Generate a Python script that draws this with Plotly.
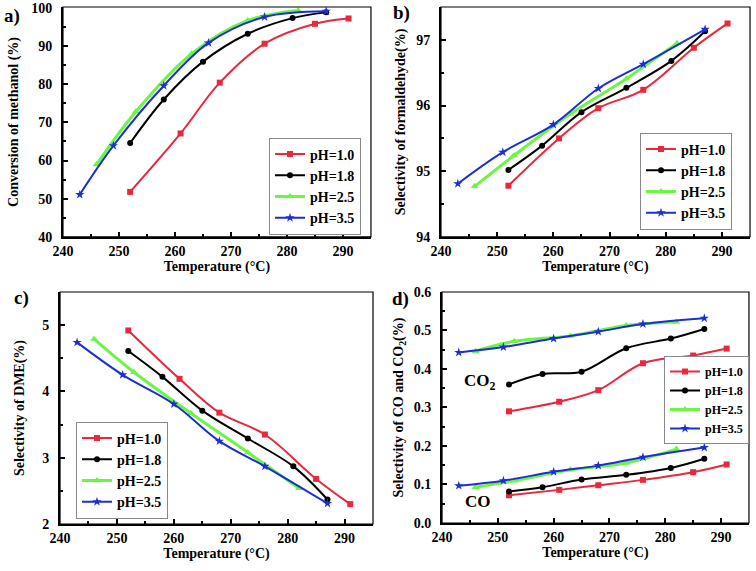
import plotly.graph_objects as go

# ---- data ----
labels = ['pH=1.0', 'pH=1.8', 'pH=2.5', 'pH=3.5']

# a) conversion of methanol (%)
temp_a = [
    [252, 261, 268, 276, 285, 291],
    [252, 258, 265, 273, 281, 287],
    [246, 253, 263, 273, 282],
    [243, 249, 258, 266, 276, 287],
]
conv_a = [
    [51.8, 67.1, 80.4, 90.6, 95.8, 97.2],
    [64.6, 76.0, 85.9, 93.2, 97.3, 98.8],
    [59.0, 72.8, 88.0, 96.7, 99.3],
    [51.1, 63.9, 79.6, 90.8, 97.6, 99.1],
]

# b) selectivity of formaldehyde (%)
temp_b = [
    [252, 261, 268, 276, 285, 291],
    [252, 258, 265, 273, 281, 287],
    [246, 253, 263, 273, 282],
    [243, 251, 260, 268, 276, 287],
]
sel_hcho = [
    [94.78, 95.50, 95.96, 96.24, 96.88, 97.25],
    [95.02, 95.39, 95.90, 96.27, 96.68, 97.13],
    [94.77, 95.24, 95.87, 96.41, 96.95],
    [94.81, 95.29, 95.71, 96.26, 96.63, 97.16],
]

# c) selectivity of DME (%)
temp_c = [
    [252, 261, 268, 276, 285, 291],
    [252, 258, 265, 273, 281, 287],
    [246, 253, 263, 273, 282],
    [243, 251, 260, 268, 276, 287],
]
sel_dme = [
    [4.92, 4.19, 3.68, 3.35, 2.68, 2.30],
    [4.61, 4.22, 3.71, 3.29, 2.87, 2.37],
    [4.79, 4.29, 3.67, 3.08, 2.54],
    [4.74, 4.25, 3.81, 3.25, 2.87, 2.31],
]

# d) selectivity of CO2 and CO (%)
temp_d = temp_c
sel_co2 = [
    [0.290, 0.315, 0.345, 0.415, 0.435, 0.453],
    [0.360, 0.387, 0.393, 0.454, 0.479, 0.504],
    [0.446, 0.472, 0.486, 0.513, 0.522],
    [0.443, 0.457, 0.479, 0.497, 0.517, 0.532],
]
sel_co = [
    [0.072, 0.086, 0.098, 0.112, 0.132, 0.152],
    [0.082, 0.093, 0.113, 0.125, 0.143, 0.167],
    [0.093, 0.110, 0.138, 0.156, 0.192],
    [0.097, 0.110, 0.133, 0.149, 0.171, 0.196],
]

colors = ['#e8283c', '#000000', '#6cf542', '#1c2fd4']
symbols = ['square', 'circle', 'triangle-up', 'star']
msizes = [6, 6, 7, 7]
lwidths = [2, 2, 3, 2]

FONT = 'Liberation Serif'

fig = go.Figure()


def add_series(xs, ys, xa, ya, legend, show=True):
    for i in range(4):
        fig.add_trace(go.Scatter(
            x=xs[i], y=ys[i], name=labels[i],
            mode='lines+markers',
            line=dict(color=colors[i], width=lwidths[i], shape='spline'),
            marker=dict(color=colors[i], symbol=symbols[i], size=msizes[i]),
            xaxis=xa, yaxis=ya, legend=legend, showlegend=show,
        ))


add_series(temp_a, conv_a, 'x', 'y', 'legend')
add_series(temp_b, sel_hcho, 'x2', 'y2', 'legend2')
add_series(temp_c, sel_dme, 'x3', 'y3', 'legend3')
add_series(temp_d, sel_co2, 'x4', 'y4', 'legend4')
add_series(temp_d, sel_co, 'x4', 'y4', 'legend4', show=False)


def xaxis(domain, anchor):
    return dict(
        domain=domain, anchor=anchor, range=[240, 295], dtick=10, tick0=240,
        ticks='inside', ticklen=5, tickwidth=1.5, tickcolor='black',
        minor=dict(ticks='inside', ticklen=3, dtick=5, tickcolor='black'),
        showline=True, linecolor='black', linewidth=2,
        showgrid=False, zeroline=False, automargin=False,
        ticklabelstandoff=0,
        tickfont=dict(size=14, color='black'),
        title=dict(text='Temperature (°C)', font=dict(size=14, color='black'), standoff=0),
    )


def yaxis(domain, anchor, rng, dtick, title, fmt=None, standoff=7):
    d = dict(
        domain=domain, anchor=anchor, range=rng, dtick=dtick, tick0=rng[0],
        ticks='inside', ticklen=5, tickwidth=1.5, tickcolor='black',
        minor=dict(ticks='inside', ticklen=3, dtick=dtick / 2, tickcolor='black'),
        showline=True, linecolor='black', linewidth=2,
        showgrid=False, zeroline=False, automargin=False,
        ticklabelstandoff=6, ticklabeloverflow='allow',
        tickfont=dict(size=14, color='black'),
        title=dict(text=title, font=dict(size=14, color='black'), standoff=standoff),
    )
    if fmt:
        d['tickformat'] = fmt
    return d


def legend_box(x, y, size):
    return dict(
        x=x, y=y, xanchor='right', yanchor='middle',
        bgcolor='white', bordercolor='#8a8a8a', borderwidth=1,
        font=dict(size=size, color='black'), itemwidth=30,
        tracegroupgap=0,
    )


fig.update_layout(
    width=756, height=571,
    margin=dict(l=0, r=0, t=0, b=0),
    plot_bgcolor='white', paper_bgcolor='white',
    font=dict(family=FONT, weight='bold', color='black'),
    xaxis=xaxis([0.0833, 0.4907], 'y'),
    yaxis=yaxis([0.585, 0.9877], 'x', [40, 100.2], 10, 'Conversion of methanol (%)', standoff=9),
    xaxis2=xaxis([0.5833, 0.9921], 'y2'),
    yaxis2=yaxis([0.585, 0.9877], 'x2', [94, 97.5], 1, 'Selectivity of formaldehyde(%)'),
    xaxis3=xaxis([0.0794, 0.4934], 'y3'),
    yaxis3=yaxis([0.0823, 0.4886], 'x3', [2, 5.5], 1, 'Selectivity of DME(%)', standoff=14),
    xaxis4=xaxis([0.5847, 0.9907], 'y4'),
    yaxis4=yaxis([0.0841, 0.4886], 'x4', [0, 0.6], 0.1,
                 'Selectivity of CO and CO<sub>2</sub>(%)', fmt='.1f'),
    legend=legend_box(361 / 756, 1 - 186 / 571, 14),
    legend2=legend_box(732 / 756, 1 - 181 / 571, 14),
    legend3=legend_box(168 / 756, 1 - 470 / 571, 14),
    legend4=legend_box(749 / 756, 1 - 400 / 571, 12),
)

# thin frame on top/right of each panel
for xa, ya in [('x', 'y'), ('x2', 'y2'), ('x3', 'y3'), ('x4', 'y4')]:
    fig.add_shape(type='rect', xref=xa + ' domain', yref=ya + ' domain',
                  x0=0, x1=1, y0=0, y1=1, line=dict(color='black', width=1.2))

# panel letters
for txt, px_, py_ in [('a)', 2 / 756, 1 - 3 / 571), ('b)', 391 / 756, 1 - 0 / 571),
                      ('c)', 12 / 756, 1 - 285 / 571), ('d)', 390 / 756, 1 - 286 / 571)]:
    fig.add_annotation(text=txt, x=px_, y=py_, xref='paper', yref='paper',
                       xanchor='left', yanchor='top',
                       showarrow=False, font=dict(size=19, color='black'))

fig.add_annotation(text='CO<sub>2</sub>', x=246.8, y=0.366, xref='x4', yref='y4',
                   showarrow=False, font=dict(size=17, color='black'))
fig.add_annotation(text='CO', x=246.4, y=0.055, xref='x4', yref='y4',
                   showarrow=False, font=dict(size=17, color='black'))

# drop the default 8px body margin so the figure sits at the window corner
fig.write_html("out.html", config={'displayModeBar': False},
               post_script="document.body.style.margin='0';")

> _WHAT IS REQUIRED_: Leave out all pictures, then copy the remaining material exactly.

> _OUTPUT OF THE EXERCISE_:
Generate a Python script that draws this with Plotly.
import plotly.graph_objects as go

# ---- data ----
labels = ['pH=1.0', 'pH=1.8', 'pH=2.5', 'pH=3.5']

# a) conversion of methanol (%)
temp_a = [
    [252, 261, 268, 276, 285, 291],
    [252, 258, 265, 273, 281, 287],
    [246, 253, 263, 273, 282],
    [243, 249, 258, 266, 276, 287],
]
conv_a = [
    [51.8, 67.1, 80.4, 90.6, 95.8, 97.2],
    [64.6, 76.0, 85.9, 93.2, 97.3, 98.8],
    [59.0, 72.8, 88.0, 96.7, 99.3],
    [51.1, 63.9, 79.6, 90.8, 97.6, 99.1],
]

# b) selectivity of formaldehyde (%)
temp_b = [
    [252, 261, 268, 276, 285, 291],
    [252, 258, 265, 273, 281, 287],
    [246, 253, 263, 273, 282],
    [243, 251, 260, 268, 276, 287],
]
sel_hcho = [
    [94.78, 95.50, 95.96, 96.24, 96.88, 97.25],
    [95.02, 95.39, 95.90, 96.27, 96.68, 97.13],
    [94.77, 95.24, 95.87, 96.41, 96.95],
    [94.81, 95.29, 95.71, 96.26, 96.63, 97.16],
]

# c) selectivity of DME (%)
temp_c = [
    [252, 261, 268, 276, 285, 291],
    [252, 258, 265, 273, 281, 287],
    [246, 253, 263, 273, 282],
    [243, 251, 260, 268, 276, 287],
]
sel_dme = [
    [4.92, 4.19, 3.68, 3.35, 2.68, 2.30],
    [4.61, 4.22, 3.71, 3.29, 2.87, 2.37],
    [4.79, 4.29, 3.67, 3.08, 2.54],
    [4.74, 4.25, 3.81, 3.25, 2.87, 2.31],
]

# d) selectivity of CO2 and CO (%)
temp_d = temp_c
sel_co2 = [
    [0.290, 0.315, 0.345, 0.415, 0.435, 0.453],
    [0.360, 0.387, 0.393, 0.454, 0.479, 0.504],
    [0.446, 0.472, 0.486, 0.513, 0.522],
    [0.443, 0.457, 0.479, 0.497, 0.517, 0.532],
]
sel_co = [
    [0.072, 0.086, 0.098, 0.112, 0.132, 0.152],
    [0.082, 0.093, 0.113, 0.125, 0.143, 0.167],
    [0.093, 0.110, 0.138, 0.156, 0.192],
    [0.097, 0.110, 0.133, 0.149, 0.171, 0.196],
]

colors = ['#e8283c', '#000000', '#6cf542', '#1c2fd4']
symbols = ['square', 'circle', 'triangle-up', 'star']
msizes = [6, 6, 7, 7]
lwidths = [2, 2, 3, 2]

FONT = 'Liberation Serif'

fig = go.Figure()


def add_series(xs, ys, xa, ya, legend, show=True):
    for i in range(4):
        fig.add_trace(go.Scatter(
            x=xs[i], y=ys[i], name=labels[i],
            mode='lines+markers',
            line=dict(color=colors[i], width=lwidths[i], shape='spline'),
            marker=dict(color=colors[i], symbol=symbols[i], size=msizes[i]),
            xaxis=xa, yaxis=ya, legend=legend, showlegend=show,
        ))


add_series(temp_a, conv_a, 'x', 'y', 'legend')
add_series(temp_b, sel_hcho, 'x2', 'y2', 'legend2')
add_series(temp_c, sel_dme, 'x3', 'y3', 'legend3')
add_series(temp_d, sel_co2, 'x4', 'y4', 'legend4')
add_series(temp_d, sel_co, 'x4', 'y4', 'legend4', show=False)


def xaxis(domain, anchor):
    return dict(
        domain=domain, anchor=anchor, range=[240, 295], dtick=10, tick0=240,
        ticks='inside', ticklen=5, tickwidth=1.5, tickcolor='black',
        minor=dict(ticks='inside', ticklen=3, dtick=5, tickcolor='black'),
        showline=True, linecolor='black', linewidth=2,
        showgrid=False, zeroline=False, automargin=False,
        ticklabelstandoff=0,
        tickfont=dict(size=14, color='black'),
        title=dict(text='Temperature (°C)', font=dict(size=14, color='black'), standoff=0),
    )


def yaxis(domain, anchor, rng, dtick, title, fmt=None, standoff=7):
    d = dict(
        domain=domain, anchor=anchor, range=rng, dtick=dtick, tick0=rng[0],
        ticks='inside', ticklen=5, tickwidth=1.5, tickcolor='black',
        minor=dict(ticks='inside', ticklen=3, dtick=dtick / 2, tickcolor='black'),
        showline=True, linecolor='black', linewidth=2,
        showgrid=False, zeroline=False, automargin=False,
        ticklabelstandoff=6, ticklabeloverflow='allow',
        tickfont=dict(size=14, color='black'),
        title=dict(text=title, font=dict(size=14, color='black'), standoff=standoff),
    )
    if fmt:
        d['tickformat'] = fmt
    return d


def legend_box(x, y, size):
    return dict(
        x=x, y=y, xanchor='right', yanchor='middle',
        bgcolor='white', bordercolor='#8a8a8a', borderwidth=1,
        font=dict(size=size, color='black'), itemwidth=30,
        tracegroupgap=0,
    )


fig.update_layout(
    width=756, height=571,
    margin=dict(l=0, r=0, t=0, b=0),
    plot_bgcolor='white', paper_bgcolor='white',
    font=dict(family=FONT, weight='bold', color='black'),
    xaxis=xaxis([0.0833, 0.4907], 'y'),
    yaxis=yaxis([0.585, 0.9877], 'x', [40, 100.2], 10, 'Conversion of methanol (%)', standoff=9),
    xaxis2=xaxis([0.5833, 0.9921], 'y2'),
    yaxis2=yaxis([0.585, 0.9877], 'x2', [94, 97.5], 1, 'Selectivity of formaldehyde(%)'),
    xaxis3=xaxis([0.0794, 0.4934], 'y3'),
    yaxis3=yaxis([0.0823, 0.4886], 'x3', [2, 5.5], 1, 'Selectivity of DME(%)', standoff=14),
    xaxis4=xaxis([0.5847, 0.9907], 'y4'),
    yaxis4=yaxis([0.0841, 0.4886], 'x4', [0, 0.6], 0.1,
                 'Selectivity of CO and CO<sub>2</sub>(%)', fmt='.1f'),
    legend=legend_box(361 / 756, 1 - 186 / 571, 14),
    legend2=legend_box(732 / 756, 1 - 181 / 571, 14),
    legend3=legend_box(168 / 756, 1 - 470 / 571, 14),
    legend4=legend_box(749 / 756, 1 - 400 / 571, 12),
)

# thin frame on top/right of each panel
for xa, ya in [('x', 'y'), ('x2', 'y2'), ('x3', 'y3'), ('x4', 'y4')]:
    fig.add_shape(type='rect', xref=xa + ' domain', yref=ya + ' domain',
                  x0=0, x1=1, y0=0, y1=1, line=dict(color='black', width=1.2))

# panel letters
for txt, px_, py_ in [('a)', 2 / 756, 1 - 3 / 571), ('b)', 391 / 756, 1 - 0 / 571),
                      ('c)', 12 / 756, 1 - 285 / 571), ('d)', 390 / 756, 1 - 286 / 571)]:
    fig.add_annotation(text=txt, x=px_, y=py_, xref='paper', yref='paper',
                       xanchor='left', yanchor='top',
                       showarrow=False, font=dict(size=19, color='black'))

fig.add_annotation(text='CO<sub>2</sub>', x=246.8, y=0.366, xref='x4', yref='y4',
                   showarrow=False, font=dict(size=17, color='black'))
fig.add_annotation(text='CO', x=246.4, y=0.055, xref='x4', yref='y4',
                   showarrow=False, font=dict(size=17, color='black'))

# drop the default 8px body margin so the figure sits at the window corner
fig.write_html("out.html", config={'displayModeBar': False},
               post_script="document.body.style.margin='0';")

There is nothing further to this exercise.